How was Tymnet different from the Internet?


How was Tymnet different from the Internet?

In: 28

Can you be more specific? There were lots of differences – no Reddit, for example.


While there are many many technical differences the fundamental architectural difference is with how connections were routed.

Tymnet routing was managed centrally. A network supervisor would control how traffic was routed and had to know the entire path. You connected to a central server, and that server connected you directly to where you wanted.

Internet routing doesn’t require centralized management. Any individual router from the IP address of a destination, and internal routing tables could tell what router it needed to forward traffic to next. Later on as networks got more complex protocols like BGP we’re develope to allow routers to figure out better and alternate paths automatically.

When we think about “the Internet” today, we are referring to three “levels” of connectivity: a physical link (your wifi or cell data connection), a virtual link (routers, particularly the “backbone” routers interconnecting all of the endpoints throughout the whole Internet in an arbitrary mesh) and a software (or *application*) connection, which is usually HTTP/HTML, aka the World Wide Web, between the server host and (all of) the client browser/app(s).

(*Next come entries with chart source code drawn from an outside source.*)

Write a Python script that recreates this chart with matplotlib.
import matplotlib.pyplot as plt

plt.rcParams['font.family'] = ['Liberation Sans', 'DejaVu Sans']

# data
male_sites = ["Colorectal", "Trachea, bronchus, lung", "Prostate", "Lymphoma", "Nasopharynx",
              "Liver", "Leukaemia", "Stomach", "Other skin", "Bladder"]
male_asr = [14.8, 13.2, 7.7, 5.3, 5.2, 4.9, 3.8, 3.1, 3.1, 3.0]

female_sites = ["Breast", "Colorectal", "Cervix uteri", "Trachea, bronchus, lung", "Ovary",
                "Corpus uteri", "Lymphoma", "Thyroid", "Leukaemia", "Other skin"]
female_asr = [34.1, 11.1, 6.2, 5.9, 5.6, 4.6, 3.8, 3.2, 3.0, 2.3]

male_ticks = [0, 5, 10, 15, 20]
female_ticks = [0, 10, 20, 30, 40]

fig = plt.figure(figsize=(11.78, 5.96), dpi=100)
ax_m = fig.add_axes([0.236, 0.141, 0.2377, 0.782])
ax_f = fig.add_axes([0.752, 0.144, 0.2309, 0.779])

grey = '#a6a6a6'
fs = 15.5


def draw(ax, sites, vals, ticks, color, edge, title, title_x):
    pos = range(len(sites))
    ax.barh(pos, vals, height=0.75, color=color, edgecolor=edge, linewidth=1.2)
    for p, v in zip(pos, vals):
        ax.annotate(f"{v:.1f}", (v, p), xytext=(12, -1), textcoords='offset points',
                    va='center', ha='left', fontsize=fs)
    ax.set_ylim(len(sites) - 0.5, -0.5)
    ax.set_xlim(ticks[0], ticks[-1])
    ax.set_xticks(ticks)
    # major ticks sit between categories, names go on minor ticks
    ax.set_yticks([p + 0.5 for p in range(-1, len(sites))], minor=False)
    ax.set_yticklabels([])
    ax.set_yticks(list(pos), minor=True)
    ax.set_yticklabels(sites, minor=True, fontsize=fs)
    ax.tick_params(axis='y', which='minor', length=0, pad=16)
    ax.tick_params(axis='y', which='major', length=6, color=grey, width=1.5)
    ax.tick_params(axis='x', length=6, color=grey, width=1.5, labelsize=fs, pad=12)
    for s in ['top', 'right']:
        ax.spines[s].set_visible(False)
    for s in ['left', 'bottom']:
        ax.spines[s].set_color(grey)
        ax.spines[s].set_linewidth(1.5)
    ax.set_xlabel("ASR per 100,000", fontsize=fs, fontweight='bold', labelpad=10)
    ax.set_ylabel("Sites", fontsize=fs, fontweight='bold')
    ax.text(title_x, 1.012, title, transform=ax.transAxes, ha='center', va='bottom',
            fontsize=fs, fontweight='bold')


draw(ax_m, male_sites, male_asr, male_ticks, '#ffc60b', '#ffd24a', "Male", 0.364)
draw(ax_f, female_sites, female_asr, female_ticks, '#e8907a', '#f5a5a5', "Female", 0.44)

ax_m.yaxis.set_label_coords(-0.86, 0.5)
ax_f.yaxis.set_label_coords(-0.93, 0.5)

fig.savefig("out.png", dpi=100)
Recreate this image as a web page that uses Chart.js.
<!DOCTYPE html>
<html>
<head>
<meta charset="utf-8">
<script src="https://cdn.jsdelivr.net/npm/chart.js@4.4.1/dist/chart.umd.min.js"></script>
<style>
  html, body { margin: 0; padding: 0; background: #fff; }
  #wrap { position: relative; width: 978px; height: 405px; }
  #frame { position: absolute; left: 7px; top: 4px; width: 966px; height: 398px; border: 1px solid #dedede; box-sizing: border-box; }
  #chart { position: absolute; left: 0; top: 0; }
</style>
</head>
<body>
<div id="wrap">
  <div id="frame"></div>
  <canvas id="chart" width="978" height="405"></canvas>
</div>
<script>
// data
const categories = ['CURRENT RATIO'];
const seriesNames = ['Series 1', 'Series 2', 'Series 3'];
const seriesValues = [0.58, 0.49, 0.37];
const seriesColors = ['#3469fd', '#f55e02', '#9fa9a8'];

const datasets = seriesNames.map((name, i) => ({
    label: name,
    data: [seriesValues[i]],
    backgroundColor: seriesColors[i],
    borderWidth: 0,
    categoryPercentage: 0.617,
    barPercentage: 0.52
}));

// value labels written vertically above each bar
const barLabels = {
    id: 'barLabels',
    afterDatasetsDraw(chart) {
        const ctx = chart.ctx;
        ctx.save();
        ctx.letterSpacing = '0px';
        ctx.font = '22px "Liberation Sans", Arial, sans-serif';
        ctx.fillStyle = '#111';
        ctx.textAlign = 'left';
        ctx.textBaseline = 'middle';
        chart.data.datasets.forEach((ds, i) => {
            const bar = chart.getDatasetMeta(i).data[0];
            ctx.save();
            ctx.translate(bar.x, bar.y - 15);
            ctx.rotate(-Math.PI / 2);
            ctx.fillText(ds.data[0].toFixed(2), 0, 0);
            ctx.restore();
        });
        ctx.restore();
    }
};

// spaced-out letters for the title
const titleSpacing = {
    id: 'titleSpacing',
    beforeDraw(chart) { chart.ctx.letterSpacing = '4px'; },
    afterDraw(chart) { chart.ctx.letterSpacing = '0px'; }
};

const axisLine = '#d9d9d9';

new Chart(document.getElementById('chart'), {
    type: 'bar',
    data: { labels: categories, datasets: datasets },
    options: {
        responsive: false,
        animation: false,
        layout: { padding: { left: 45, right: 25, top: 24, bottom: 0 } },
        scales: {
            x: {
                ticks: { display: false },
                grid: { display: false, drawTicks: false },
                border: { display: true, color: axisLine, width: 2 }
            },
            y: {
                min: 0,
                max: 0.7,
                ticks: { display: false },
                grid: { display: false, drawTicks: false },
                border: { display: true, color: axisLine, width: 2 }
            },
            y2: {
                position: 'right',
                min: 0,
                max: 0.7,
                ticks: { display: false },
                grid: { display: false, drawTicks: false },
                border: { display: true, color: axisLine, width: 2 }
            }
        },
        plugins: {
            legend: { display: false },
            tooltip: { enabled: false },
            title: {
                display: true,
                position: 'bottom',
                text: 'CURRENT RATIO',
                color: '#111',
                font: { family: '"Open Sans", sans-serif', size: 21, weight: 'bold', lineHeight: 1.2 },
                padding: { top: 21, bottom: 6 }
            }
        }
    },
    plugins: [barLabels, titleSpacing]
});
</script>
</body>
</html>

Tymnet (and many many similar systems) was a system of *terminal servers* accessible through standard phone lines. It acted as a physical transmission system, interconnecting computers (“real” computers, mainframes and “mini-computers” like the PDP-10s which were the OG Unix hosts) to “dumb terminals” (or terminal emulation software running on microcomputers). A dumb terminal was just an IO (input/output) device, originally a teletype and later a CRT and keyboard, which had no real computing power of its own. The *terminal server* was a piece of equipment that connected to the host (computer) as if it were a terminal, or a bunch of terminals, and could be “dialed up” from a remote terminal, allowing the remote terminal to connect to the host, with neither the host or terminal being ‘aware’ the terminal server/Tymnet system was involved once the link was set up. These legacy systems used *switching* rather than *routing*; the distinction is esoteric for our purposes, you just need to know they are different.

In comparison to the Internet, all of Tymnet (or any other system of terminal servers) was the equivalent of a single physical link, “one hop” between routers, just like a single Ethernet local area network (LAN, what in today’s system would equate to a WIFI system). So the Internet could be used through Tymnet, with all of the packets (and the datagrams carried by those packets) being just text characters being transmitted between a computer (the server) and a terminal (the client) as far as Tymnet was concerned. Or, likewise, the Internet could be used to access Tymnet (through an Internet server or client emulating a host or terminal) to connect to legacy computer systems that didn’t do Internet routing themselves.